If you have not achieved what you wanted, go back to Phase II-Action Plan. Was the plan implemented? Is the timing enough or too much? Was this the best action plan?
If Phase II is fine, return to Phase I. Was the goal wrong? Does it need to be narrowed to be a more achievable goal? If the goal is reset, return through the entire process.
If this goal is achieved, go back to short and long-term goals. Is there another related goal to work on? The person may be working on several related goals at the same time depending upon their capacity to work on multiple tasks.
Facilitators can support the person with the disability to ask and answer each of the four questions within each phase. The questions need to remain consistent in intent across all instructional situations so that the person with the disability will learn the question sequence and a self-regulated, problem solving approach. The facilitator should discuss what each question means and support the person with the disability to re-word the question while keeping the intent constant. Learning, modifying or individualizing and using the questions will enable the person with the disability to become a more effective problem solver.
Each of the four questions, under each of the three phases is linked to a set of facilitator objectives.

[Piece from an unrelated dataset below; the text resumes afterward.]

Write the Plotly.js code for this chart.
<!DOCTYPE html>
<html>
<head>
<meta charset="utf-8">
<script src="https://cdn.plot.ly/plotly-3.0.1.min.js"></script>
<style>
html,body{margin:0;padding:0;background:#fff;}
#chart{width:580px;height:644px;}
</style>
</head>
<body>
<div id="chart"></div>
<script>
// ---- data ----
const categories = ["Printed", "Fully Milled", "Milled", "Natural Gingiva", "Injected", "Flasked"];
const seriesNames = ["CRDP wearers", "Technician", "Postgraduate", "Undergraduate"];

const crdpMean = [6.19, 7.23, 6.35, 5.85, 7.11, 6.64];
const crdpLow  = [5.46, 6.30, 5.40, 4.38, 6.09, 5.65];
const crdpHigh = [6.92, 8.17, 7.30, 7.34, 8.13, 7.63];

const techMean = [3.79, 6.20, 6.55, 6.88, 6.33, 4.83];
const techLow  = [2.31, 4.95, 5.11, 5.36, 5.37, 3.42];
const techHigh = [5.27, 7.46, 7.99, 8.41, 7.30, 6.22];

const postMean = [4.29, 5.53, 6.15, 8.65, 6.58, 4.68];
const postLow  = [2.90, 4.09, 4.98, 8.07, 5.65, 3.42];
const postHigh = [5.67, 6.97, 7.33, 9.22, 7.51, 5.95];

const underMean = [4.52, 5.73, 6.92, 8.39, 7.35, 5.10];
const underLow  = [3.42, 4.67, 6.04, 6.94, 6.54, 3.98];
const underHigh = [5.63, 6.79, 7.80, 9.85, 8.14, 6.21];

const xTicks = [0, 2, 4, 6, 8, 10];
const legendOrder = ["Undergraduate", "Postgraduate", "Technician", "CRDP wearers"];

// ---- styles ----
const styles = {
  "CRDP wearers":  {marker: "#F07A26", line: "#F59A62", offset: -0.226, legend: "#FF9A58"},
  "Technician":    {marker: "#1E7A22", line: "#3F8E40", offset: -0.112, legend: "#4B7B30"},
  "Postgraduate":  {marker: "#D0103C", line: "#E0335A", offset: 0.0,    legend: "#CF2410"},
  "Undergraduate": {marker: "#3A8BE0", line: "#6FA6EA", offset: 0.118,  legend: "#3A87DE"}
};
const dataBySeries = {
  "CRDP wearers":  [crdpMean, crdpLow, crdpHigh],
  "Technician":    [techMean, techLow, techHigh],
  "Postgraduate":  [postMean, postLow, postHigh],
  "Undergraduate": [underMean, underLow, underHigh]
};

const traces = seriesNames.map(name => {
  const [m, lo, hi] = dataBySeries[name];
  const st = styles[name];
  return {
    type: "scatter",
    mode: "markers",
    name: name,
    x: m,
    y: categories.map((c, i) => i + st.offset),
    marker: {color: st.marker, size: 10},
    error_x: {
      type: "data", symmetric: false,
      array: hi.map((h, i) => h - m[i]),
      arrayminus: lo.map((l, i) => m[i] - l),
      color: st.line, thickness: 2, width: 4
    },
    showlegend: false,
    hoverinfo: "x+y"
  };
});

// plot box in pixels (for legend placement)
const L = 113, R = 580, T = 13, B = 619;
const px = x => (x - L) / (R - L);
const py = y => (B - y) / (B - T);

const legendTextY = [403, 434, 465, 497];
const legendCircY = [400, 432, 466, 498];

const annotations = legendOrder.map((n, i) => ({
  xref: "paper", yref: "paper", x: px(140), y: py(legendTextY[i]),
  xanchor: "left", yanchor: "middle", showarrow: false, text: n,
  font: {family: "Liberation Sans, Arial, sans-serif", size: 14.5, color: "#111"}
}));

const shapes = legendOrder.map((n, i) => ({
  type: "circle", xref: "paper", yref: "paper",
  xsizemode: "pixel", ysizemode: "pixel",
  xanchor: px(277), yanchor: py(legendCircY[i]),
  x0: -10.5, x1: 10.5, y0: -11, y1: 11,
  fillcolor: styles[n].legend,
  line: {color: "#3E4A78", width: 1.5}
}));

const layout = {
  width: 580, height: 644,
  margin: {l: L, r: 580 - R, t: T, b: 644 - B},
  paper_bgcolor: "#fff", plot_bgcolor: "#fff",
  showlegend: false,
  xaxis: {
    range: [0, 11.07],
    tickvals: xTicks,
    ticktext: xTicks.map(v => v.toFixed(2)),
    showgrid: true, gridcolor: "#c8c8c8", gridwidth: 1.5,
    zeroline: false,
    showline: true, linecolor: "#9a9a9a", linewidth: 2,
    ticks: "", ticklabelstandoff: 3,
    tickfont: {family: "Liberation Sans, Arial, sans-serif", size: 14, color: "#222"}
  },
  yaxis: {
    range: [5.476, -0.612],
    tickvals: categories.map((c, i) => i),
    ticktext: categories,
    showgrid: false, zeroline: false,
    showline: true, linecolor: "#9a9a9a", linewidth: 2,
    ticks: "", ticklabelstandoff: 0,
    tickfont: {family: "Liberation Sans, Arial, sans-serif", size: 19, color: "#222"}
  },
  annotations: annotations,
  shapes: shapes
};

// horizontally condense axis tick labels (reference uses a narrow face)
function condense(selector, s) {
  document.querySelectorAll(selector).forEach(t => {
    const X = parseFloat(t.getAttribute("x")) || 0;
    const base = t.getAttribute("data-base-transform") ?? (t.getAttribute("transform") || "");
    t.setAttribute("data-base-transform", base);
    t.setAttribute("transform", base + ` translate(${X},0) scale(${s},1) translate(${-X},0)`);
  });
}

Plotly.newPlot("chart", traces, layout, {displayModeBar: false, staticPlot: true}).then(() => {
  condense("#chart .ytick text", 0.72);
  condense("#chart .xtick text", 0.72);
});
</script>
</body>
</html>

These objectives give the facilitator strategies for assisting the person with the disability to answer each of the questions. The facilitator is not limited to objectives listed. Other objectives and supports may be developed as needed.

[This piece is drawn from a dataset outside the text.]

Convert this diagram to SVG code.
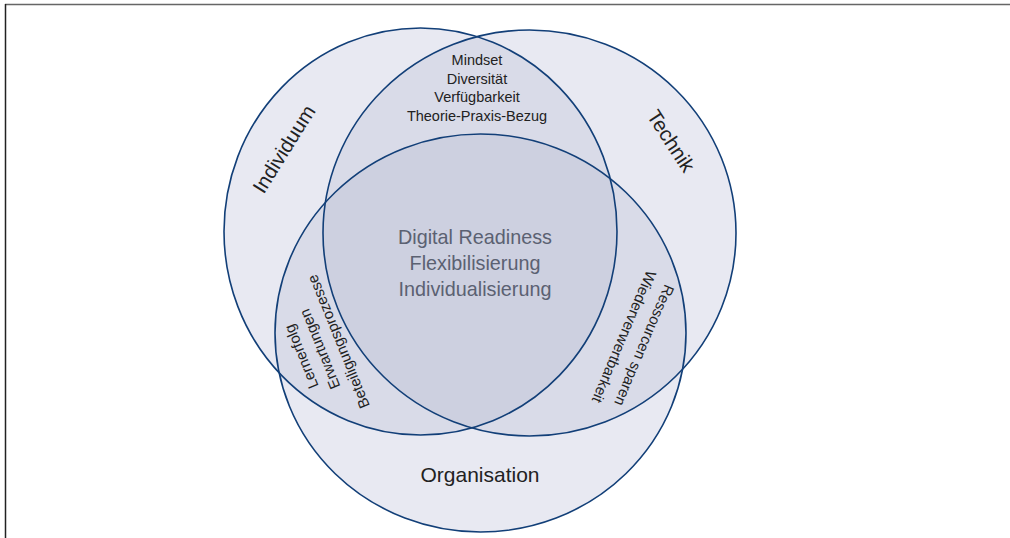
<svg xmlns="http://www.w3.org/2000/svg" width="1010" height="538" viewBox="0 0 1010 538">
<style>
.t{font-family:"Liberation Sans","Open Sans",sans-serif;fill:#222;}
.c{fill:#5b6172;}
.ring{fill:none;stroke:#123f78;stroke-width:1.6;}
</style>
<defs>
<clipPath id="cA"><ellipse cx="420.5" cy="231.5" rx="196.5" ry="203.5"/></clipPath>
<clipPath id="cB"><ellipse cx="529.5" cy="233" rx="206.5" ry="203"/></clipPath>
<clipPath id="cC"><ellipse cx="480.5" cy="333" rx="205.5" ry="199"/></clipPath>
</defs>
<rect width="1010" height="538" fill="#fff"/>
<line x1="5" y1="4.5" x2="1010" y2="4.5" stroke="#666" stroke-width="1.5"/>
<line x1="5.5" y1="4" x2="5.5" y2="538" stroke="#222" stroke-width="1.5"/>
<g id="fills">
<ellipse cx="420.5" cy="231.5" rx="196.5" ry="203.5" fill="#e8e9f2"/>
<ellipse cx="529.5" cy="233" rx="206.5" ry="203" fill="#e8e9f2"/>
<ellipse cx="480.5" cy="333" rx="205.5" ry="199" fill="#e8e9f2"/>
<ellipse cx="420.5" cy="231.5" rx="196.5" ry="203.5" fill="#d9dbe8" clip-path="url(#cB)"/>
<ellipse cx="420.5" cy="231.5" rx="196.5" ry="203.5" fill="#d9dbe8" clip-path="url(#cC)"/>
<ellipse cx="529.5" cy="233" rx="206.5" ry="203" fill="#d9dbe8" clip-path="url(#cC)"/>
<g clip-path="url(#cC)"><ellipse cx="420.5" cy="231.5" rx="196.5" ry="203.5" fill="#cdd0e0" clip-path="url(#cB)"/></g>
</g>
<g id="individuum">
<ellipse class="ring" cx="420.5" cy="231.5" rx="196.5" ry="203.5"/>
<text class="t" font-size="20.5" text-anchor="middle" transform="translate(284,149) rotate(-58)" y="7">Individuum</text>
</g>
<g id="technik">
<ellipse class="ring" cx="529.5" cy="233" rx="206.5" ry="203"/>
<text class="t" font-size="20.5" text-anchor="middle" transform="translate(671,141) rotate(57)" y="7">Technik</text>
</g>
<g id="organisation">
<ellipse class="ring" cx="480.5" cy="333" rx="205.5" ry="199"/>
<text class="t" font-size="21" text-anchor="middle" x="480" y="482">Organisation</text>
</g>
<g id="top-overlap">
<text class="t" font-size="14.5" text-anchor="middle" x="477" y="65">Mindset</text>
<text class="t" font-size="14.5" text-anchor="middle" x="477" y="83.5">Diversität</text>
<text class="t" font-size="14.5" text-anchor="middle" x="477" y="102">Verfügbarkeit</text>
<text class="t" font-size="14.5" text-anchor="middle" x="477" y="121">Theorie-Praxis-Bezug</text>
</g>
<g id="center">
<text class="t c" font-size="19.8" text-anchor="middle" x="475" y="244">Digital Readiness</text>
<text class="t c" font-size="19.8" text-anchor="middle" x="475" y="270">Flexibilisierung</text>
<text class="t c" font-size="19.8" text-anchor="middle" x="475" y="296">Individualisierung</text>
</g>
<g id="left-overlap" transform="translate(320,349) rotate(-112)">
<text class="t" font-size="15" text-anchor="middle" y="-15">Lernerfolg</text>
<text class="t" font-size="15" text-anchor="middle" y="5">Erwartungen</text>
<text class="t" font-size="15" text-anchor="middle" y="25">Beteiligungsprozesse</text>
</g>
<g id="right-overlap" transform="translate(634,341) rotate(113)">
<text class="t" font-size="15" text-anchor="middle" y="-6">Ressourcen sparen</text>
<text class="t" font-size="15" text-anchor="middle" y="16">Wiederverwertbarkeit</text>
</g>
<g id="connectors"></g>
</svg>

For each of the phases, shown in Figures 1, 2, and 3, a list of Employment Supports is contained on the right hand column of the page. Employment Supports represent a variety of strategies that have been used to instruct people with disabilities, including people with significant disabilities, how to manage their behavior. Employment Supports address a variety of topics including: Self-Awareness, Job and Career Preferences and Abilities, Choice-Making, Decision-Making, and Goal-Setting. The majority of these Employment Supports derive from self-management resources and are simple skill development packages. Employment supports provide additional resources for skill development and are designed to be implemented with facilitator support. Facilitators will work with people with disabilities to utilize the Employment Supports that are most useful to him or her.
In some cases, a facilitator may find specific activities useful in assisting a person with disabilities to answer questions in each phase. These activities can then be used to help generate discussion that lead to answering the model questions. Employment Activity Forms have been prepared as an additional resource. Employment Activity Forms cover topics such as identifying job interests, natural supports, strengths, and unique qualities. Employment Activity Forms are small discrete exercises that can be used to increase discussion on topics related to answering the questions.
As important as it is to utilize self–directed learning strategies, not every instructional strategy has to be directed by the person with the disability. Nor does everything self-directed have to be independent performance. Causal agents do not necessarily do everything for themselves but they choose which things they do and the things they do not want to do.